Fried green tomatoes are made using thick slices of tomato, dredged in a flour and spice mix – usually hot Cajun spice — then dipped in beaten egg and coated in cornmeal. They are then deep-fried until crispy. Each cook will add a little twist like adding buttermilk or breadcrumbs, parmesan, mozzarella cheese, or cilantro.
For a truly authentic Southern Style Fried Green Tomatoes, try Heidy’s recipe that has roots from her southern family going back 200 years.
2. Pickled Green Tomatoes
The second most popular use of unripe green tomatoes is for pickling. Used in a similar style to any other pickles, they are then added to sandwiches with deli meats, added to potato salads for an extra punch, used as a burger relish, or just eaten straight out of the jar.
The combination of vinegar, water, salt and sugar is the basic pickling juice. From there, the extra flavor comes from any of your favorite spices like coriander seeds, peppercorns, star anise, chilies, cinnamon sticks, garlic, mustard seeds, or dill. Check out Cheryl’s quick and easy pickle recipe here.
3. Green Tomato Gazpacho
This warm-weather cold soup is packed with flavor and is a great use of those green tomatoes you have been collecting. A mixture of green tomatoes and cucumber is flavored with garlic, shallots, lemon, and vinegar. Add a fiery heat with a jalapeño or two, depending on how brave you are. This is a super simple recipe to make and it is bound to be a crowd-pleaser at your next pool party.
Cara shares her recipe here.
4. Green Tomato Jam
One of the best ways of preserving a bumper harvest of green tomatoes is to make it into jam. Grab some bottles with good lids and you can turn pounds of green tomatoes into a delicious jam that can be used on anything including breakfast cereals or porridge with dollops of plain yogurt.
There are several spices that can be used in this jam including cinnamon, vanilla and ginger, each giving the jam a slightly different flavor. Turn your Green Tomato Jam into gifts from the garden by adding a label and a string ribbon.
This Green Tomato Jam recipe from Maryline is simple and easy to make, yet still packed with flavor.
5. Green Tomato Salsa
For those with piles of green tomatoes that prefer spicy over sweet, you can also use your harvest to make a delicious green tomato salsa.
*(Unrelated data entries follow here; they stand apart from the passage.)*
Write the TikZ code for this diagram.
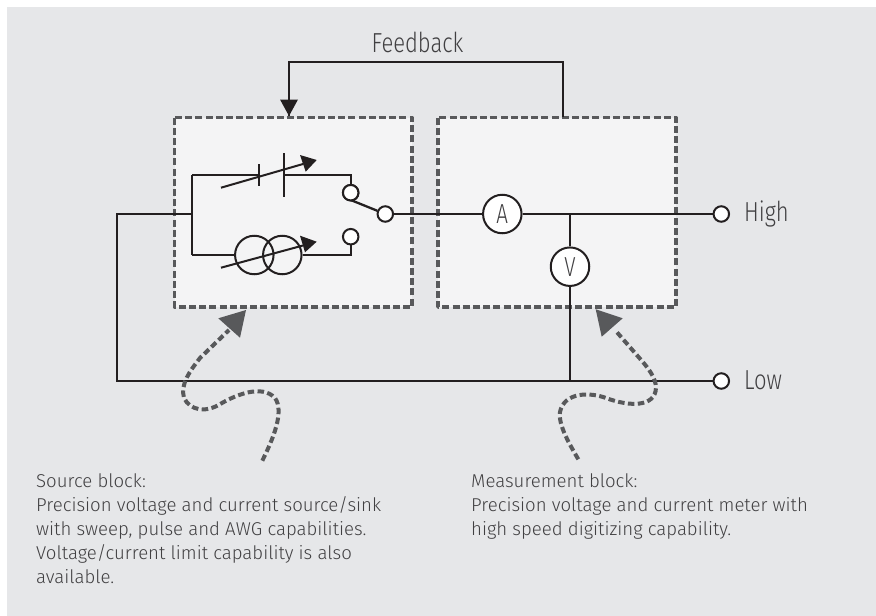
\documentclass[tikz,border=0pt]{standalone}
\usepackage{fontspec}
\setmainfont{Fira Sans}[UprightFont=* Light]
\usetikzlibrary{arrows.meta}
\definecolor{bgc}{HTML}{E6E7E9}
\definecolor{blockc}{HTML}{F4F4F5}
\definecolor{dashc}{HTML}{58595B}
\definecolor{wirec}{HTML}{231F20}
\definecolor{textc}{HTML}{414042}
\tikzset{
  x=1pt,y=-1pt,
  blockbox/.style={draw=dashc,fill=blockc,line width=3.6pt,dash pattern=on 7pt off 3.2pt,line join=round},
  wire/.style={draw=wirec,line width=2.3pt},
  terminal/.style={circle,draw=wirec,fill=white,line width=2pt,minimum size=15.5pt,inner sep=0pt},
  meter/.style={circle,draw=wirec,fill=white,line width=2pt,minimum size=38.5pt,inner sep=0pt,text=textc},
  coil/.style={circle,draw=wirec,line width=2pt,minimum size=38.5pt,inner sep=0pt},
  squiggle/.style={draw=dashc,line width=4pt,dash pattern=on 6.5pt off 3.4pt},
  headfill/.style={fill=dashc},
  tipfill/.style={fill=wirec},
  blurb/.style={anchor=north west,align=left,inner sep=0pt,text=textc,font=\fontsize{18.6}{24}\selectfont},
  cond/.style={text=textc,inner sep=0pt,font=\fontsize{27.5}{30}\selectfont},
}
\newcommand{\narrowtxt}[1]{\scalebox{0.8}[1]{#1}}
\begin{document}
\begin{tikzpicture}
\useasboundingbox (0,0) rectangle (876,616);
\fill[bgc] (7,7) rectangle (876,616);
% blocks
\path[blockbox] (174.5,117.5) rectangle (412,307);
\path[blockbox] (438,117.5) rectangle (676,307);
% named points
\node[terminal] (sw1) at (350.7,192.7) {};
\node[terminal] (sw2) at (350.7,236.7) {};
\node[terminal] (sw0) at (385.3,214) {};
\node[meter] (amm) at (502.3,214) {\fontsize{27.5}{30}\selectfont\scalebox{0.75}[1]{A}};
\node[meter] (vm) at (570,266.7) {\fontsize{27.5}{30}\selectfont\scalebox{0.75}[1]{V}};
\node[terminal] (hi) at (721.3,214) {};
\node[terminal] (lo) at (721.3,381) {};
\node[coil] (cs1) at (254.3,255) {};
\node[coil] (cs2) at (282.3,255) {};
\coordinate (jl) at (192.3,214);
\coordinate (jt) at (192.3,175);
\coordinate (jb) at (192.3,255);
\coordinate (outer) at (117,214);
\coordinate (outerb) at (117,381);
\coordinate (jh) at (570,214);
\coordinate (jv) at (570,381);
\coordinate (p1) at (259.3,175);
\coordinate (p2) at (284,175);
\coordinate (fbl) at (289,62);
\coordinate (fbr) at (563,62);
\coordinate (fbs) at (563,117);
\coordinate (fbt) at (289,116);
% wires
\draw[wire,line join=miter] (fbs) -- (fbr) -- (fbl) -- (fbt);
\fill[tipfill] (fbt) -- ++(-9,-16.5) -- ++(18,0) -- cycle;
\draw[wire] (jt) -- (p1);
\draw[wire] (259.3,164) -- (259.3,186);
\draw[wire] (284,153) -- (284,197);
\draw[wire] (p2) -- (350.7,175) -- (sw1);
\draw[wire] (sw2) -- (350.7,255) -- (cs2);
\draw[wire] (jb) -- (cs1);
\draw[wire,line join=miter] (jt) -- (jb);
\draw[wire,line join=miter] (jl) -- (outer) -- (outerb) -- (lo);
\draw[wire] (350.7,200) -- (sw0);
\draw[wire] (sw0) -- (amm);
\draw[wire] (amm) -- (hi);
\draw[wire] (jh) -- (vm);
\draw[wire] (vm) -- (jv);
\node[terminal] at (sw1) {};
% variable arrows
\draw[wire,line width=2pt] (221,187.7) -- (303,164);
\fill[tipfill] (316.7,160) -- (300,155) -- (305.7,171.7) -- cycle;
\draw[wire,line width=2pt] (221,267.7) -- (303,245.5);
\fill[tipfill] (316.7,241.7) -- (300,235.7) -- (305,252.3) -- cycle;
% squiggles
\coordinate (sqa) at (262.3,460.7);
\coordinate (sqat) at (229,330);
\coordinate (sqb) at (578.3,459.3);
\coordinate (sqbt) at (615,330);
\draw[squiggle] (sqa) .. controls (272,441) and (285,412) .. (275,398)
  .. controls (262,384) and (236,395) .. (222,403)
  .. controls (205,414) and (190,410) .. (184,398)
  .. controls (180,384) and (190,371) .. (200,358) -- (sqat);
\fill[headfill] (246,310) -- (218.3,318.3) -- (240,337.7) -- cycle;
\draw[squiggle] (sqb) .. controls (570,445) and (558,425) .. (560,412)
  .. controls (564,392) and (590,392) .. (606,398)
  .. controls (630,407) and (655,407) .. (656,388)
  .. controls (656,378) and (648,368) .. (642,361) -- (sqbt);
\fill[headfill] (595.7,309.3) -- (622.7,318.3) -- (601.7,336.7) -- cycle;
% labels
\node[cond] (fb) at (417.5,42) {\narrowtxt{Feedback}};
\node[cond,anchor=west] (hl) at (744,214) {\narrowtxt{High}};
\node[cond,anchor=west] (ll) at (744,380) {\narrowtxt{Low}};
\node[blurb] (src) at (36,473) {Source block:\\Precision voltage and current source/sink\\with sweep, pulse and AWG capabilities.\\Voltage/current limit capability is also\\available.};
\node[blurb] (mea) at (471,473) {Measurement block:\\Precision voltage and current meter with\\high speed digitizing capability.};
\end{tikzpicture}
\end{document}
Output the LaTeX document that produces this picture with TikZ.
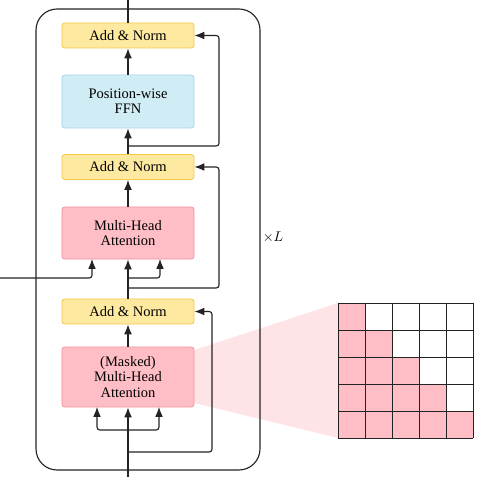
\documentclass[tikz,border=0pt]{standalone}
\usepackage{fontspec}
\setmainfont{Liberation Serif}
\usetikzlibrary{arrows.meta}
\definecolor{normfill}{RGB}{254,233,160}
\definecolor{normdraw}{RGB}{244,200,70}
\definecolor{ffnfill}{RGB}{208,236,244}
\definecolor{ffndraw}{RGB}{166,214,234}
\definecolor{attfill}{RGB}{255,190,198}
\definecolor{attdraw}{RGB}{240,150,160}
\definecolor{fanfill}{RGB}{255,228,231}
\definecolor{linecol}{RGB}{35,35,35}
\begin{document}
\begin{tikzpicture}[x=0.025cm, y=-0.025cm,
    block/.style={draw, rounded corners=2pt, line width=0.6pt, minimum width=3.3cm, inner sep=0pt, align=center, font=\fontsize{10.3}{10.8}\selectfont},
    norm/.style={block, fill=normfill, draw=normdraw, minimum height=0.625cm},
    ffn/.style={block, fill=ffnfill, draw=ffndraw, minimum height=1.325cm},
    att/.style={block, fill=attfill, draw=attdraw},
    conn/.style={draw=linecol, line width=0.8pt, rounded corners=2pt},
    arr/.style={conn, -{Latex[length=7pt, width=5.5pt]}}]
    \useasboundingbox (0,0) rectangle (480,477);

    \fill[fanfill] (194,350) -- (338,303) -- (338,438) -- (194,403) -- cycle;
    \draw[linecol, line width=0.8pt, rounded corners=15pt] (36,9) rectangle (260,470);

    \node[norm] (N1) at (128,35.5) {Add \& Norm};
    \node[ffn] (F) at (128,101.5) {Position-wise\\FFN};
    \node[norm] (N2) at (128,167) {Add \& Norm};
    \node[att, minimum height=1.3cm] (A) at (128,233) {Multi-Head\\Attention};
    \node[norm] (N3) at (128,311.5) {Add \& Norm};
    \node[att, minimum height=1.5cm] (M) at (128,377) {(Masked)\\Multi-Head\\Attention};
    \node (L) at (273,237) {$\times L$};

    \coordinate (out) at (128,0);
    \coordinate (in) at (128,477);
    \coordinate (enc) at (0,278);

    \draw[conn] (N1) -- (out);
    \draw[arr] (F) -- (N1);
    \draw[arr] (N2) -- (F);
    \draw[arr] (A) -- (N2);
    \draw[arr] (N3) -- (A);
    \draw[arr] (M) -- (N3);
    \draw[arr] (in) -- (M);

    \draw[arr] (128,430) -- (97,430) -- (97,407);
    \draw[arr] (128,430) -- (159,430) -- (159,407);
    \draw[arr] (enc) -- (92,278) -- (92,259);
    \draw[arr] (128,278) -- (160,278) -- (160,259);

    \draw[arr] (128,146) -- (219,146) -- (219,35.5) -- (N1.east);
    \draw[arr] (128,288) -- (219,288) -- (219,167) -- (N2.east);
    \draw[arr] (128,452) -- (212,452) -- (212,311.5) -- (N3.east);

    \foreach \i in {0,...,4}
        \foreach \j in {0,...,\i}
            \fill[attfill] (338+27*\j,303+27*\i) rectangle ++(27,27);
    \foreach \k in {0,...,5} {
        \draw[linecol, line width=0.7pt] (338+27*\k,303) -- (338+27*\k,438);
        \draw[linecol, line width=0.7pt] (338,303+27*\k) -- (473,303+27*\k);
    }
\end{tikzpicture}
\end{document}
Canned and stored for the cooler months, salsa is the perfect way to heat up dishes when it’s cold outside. You can also use fewer tomatoes and make a single batch fresh, kept in the fridge and devoured in a couple of days.
Toss it on some tacos, use it as a dip with crackers, or pair it with your favorite pork or fish dish. Cheryl has a great salsa recipe, completed in only four steps.
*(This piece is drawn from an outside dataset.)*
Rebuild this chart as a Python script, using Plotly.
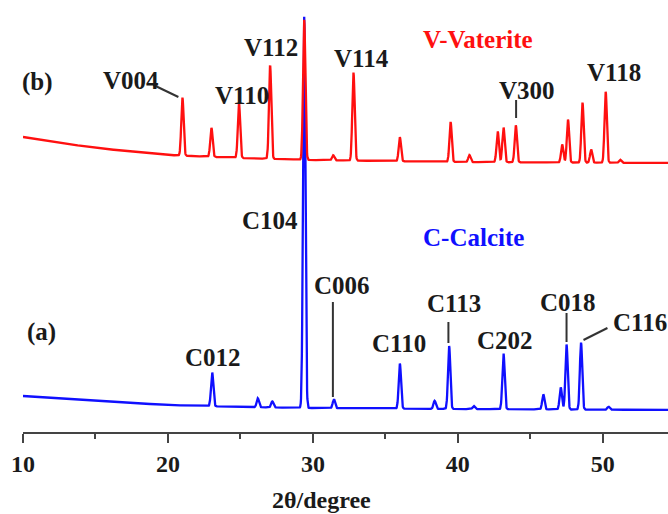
import numpy as np
import plotly.graph_objects as go

# ---- data (2theta in degrees, intensity in a.u.) ----
# Calcite pattern (a)
calcite_pos = [23.05, 26.2, 27.2, 29.4, 31.45, 36.0, 38.4, 39.4, 41.1, 43.15, 45.9, 47.1, 47.5, 48.5, 50.4]
calcite_hgt = [34, 9, 6, 391, 9, 45, 8, 63, 3, 56, 15, 22, 65, 67, 3]
calcite_bg_x = [10, 15, 20, 25, 30, 40, 55]
calcite_bg_y = [36, 31, 27, 25, 24, 23, 22]

# Vaterite pattern (b), plotted with an offset
vaterite_pos = [21.0, 23.0, 24.9, 27.05, 29.4, 31.4, 32.8, 36.0, 39.5, 40.8, 42.75, 43.15, 44.0, 47.2, 47.6, 48.6, 49.2, 50.2, 51.2]
vaterite_hgt = [58, 29, 55, 93, 140, 5, 88, 24, 40, 7, 31, 35, 37, 18, 43, 60, 13, 71, 3]
vaterite_bg_x = [10, 15, 20, 25, 30, 40, 55]
vaterite_bg_y = [45, 34, 27, 24, 22, 20, 19]
vaterite_offset = 250

peak_sigma = 0.08

two_theta = np.arange(10.0, 55.0, 0.02)


def profile(pos, hgt, bgx, bgy):
    y = np.interp(two_theta, bgx, bgy).astype(float)
    for p, h in zip(pos, hgt):
        y += h * np.exp(-0.5 * ((two_theta - p) / peak_sigma) ** 2)
    return y


calcite_y = profile(calcite_pos, calcite_hgt, calcite_bg_x, calcite_bg_y)
vaterite_y = profile(vaterite_pos, vaterite_hgt, vaterite_bg_x, vaterite_bg_y) + vaterite_offset

fig = go.Figure()
fig.add_trace(go.Scatter(x=two_theta, y=calcite_y, mode="lines",
                         line=dict(color="#1010ff", width=2.3), showlegend=False))
fig.add_trace(go.Scatter(x=two_theta, y=vaterite_y, mode="lines",
                         line=dict(color="#ff1010", width=2.3), showlegend=False))

FONT = "Liberation Serif"
TXT = "#1a1a1a"

# label texts and positions
labels = [
    ("(b)", 11.0, 350, TXT, "center"),
    ("V004", 17.47, 352, TXT, "center"),
    ("V110", 25.14, 337, TXT, "center"),
    ("V112", 27.14, 385, TXT, "center"),
    ("V114", 33.35, 374, TXT, "center"),
    ("V-Vaterite", 41.42, 393, "#ff1010", "center"),
    ("V300", 44.8, 342, TXT, "center"),
    ("V118", 50.74, 360, TXT, "center"),
    ("C104", 27.07, 212, TXT, "center"),
    ("C006", 32.03, 147, TXT, "center"),
    ("(a)", 11.26, 100, TXT, "center"),
    ("C012", 23.13, 75, TXT, "center"),
    ("C110", 35.97, 89, TXT, "center"),
    ("C113", 39.76, 129, TXT, "center"),
    ("C202", 43.28, 92, TXT, "center"),
    ("C018", 47.63, 130, TXT, "center"),
    ("C116", 50.6, 110, TXT, "left"),
    ("C-Calcite", 41.07, 195, "#1010ff", "center"),
]
for text, x, y, col, anc in labels:
    fig.add_annotation(x=x, y=y, xref="x", yref="y", text=f"<b>{text}</b>",
                       showarrow=False, xanchor=anc, yanchor="middle",
                       font=dict(family=FONT, size=25, color=col))

# leader lines
leaders = [
    (19.0, 347, 20.72, 335),
    (44.02, 332, 44.02, 314),
    (31.38, 130, 31.38, 35),
    (39.35, 110, 39.35, 89),
    (47.5, 119, 47.5, 90),
    (48.67, 92, 50.32, 104),
]
for x0, y0, x1, y1 in leaders:
    fig.add_shape(type="line", x0=x0, y0=y0, x1=x1, y1=y1, xref="x", yref="y",
                  line=dict(color="#333333", width=2))

fig.add_annotation(x=30.6, y=-0.162, xref="x", yref="paper", text="<b>2θ/degree</b>",
                   showarrow=False, xanchor="center", yanchor="middle",
                   font=dict(family=FONT, size=24, color=TXT))

fig.update_layout(
    width=668, height=514,
    margin=dict(l=23, r=0, t=15, b=82),
    paper_bgcolor="white", plot_bgcolor="white",
    xaxis=dict(range=[10, 54.5], tick0=10, dtick=10, showgrid=False, zeroline=False,
               showline=True, linecolor="#444444", linewidth=2,
               ticks="outside", ticklen=9, tickwidth=2, tickcolor="#444444",
               minor=dict(dtick=5, tick0=10, ticks="outside", ticklen=5, tickwidth=2, tickcolor="#444444"),
               tickfont=dict(family=FONT, size=24, color=TXT, weight="bold")),
    yaxis=dict(range=[0, 417], visible=False),
)

fig.write_html("out.html", config={"displayModeBar": False},
               post_script="document.body.style.margin='0';document.body.style.overflow='hidden';")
6. Fermented Green Tomatoes
The process of lacto-fermentation is well known for things like sauerkraut and kimchi, but there is a host of other vegetables and fruits that also use the process of breaking down the sugars in the foods to form lactic acid, including green tomatoes.
You can add many different flavors to your jar of goodness including herbs like dill, thyme, and rosemary, and flavors like garlic, peppercorns, ginger and chilies to make it spicier. All you need is a good salt and natural water to get the bacteria working on the sugars.
After 4-7 days you can enjoy a tasty snack straight from the jar or add to your next sandwich or cheese platter. Colleen experimented with her harvest of green tomatoes and you can follow the results with her Lacto-fermented Green Tomatoes.
7. Green Tomato Relish
Green tomatoes, onions and sweet peppers are the perfect mix of flavor and taste combinations, working well in any recipe. Throw in some vinegar and your favorite spices and you have the makings of a wonderful tomato relish.
An essential condiment on hot dogs and hamburgers, this recipe can be made in large batches to can and save for later, or simply eaten straight away. Try making it for large family events and see the delight on people’s faces when you mention the ingredients came straight from the garden.
For step-by-step instructions on how to make relish, including information on canning, check out Cheryl’s recipe.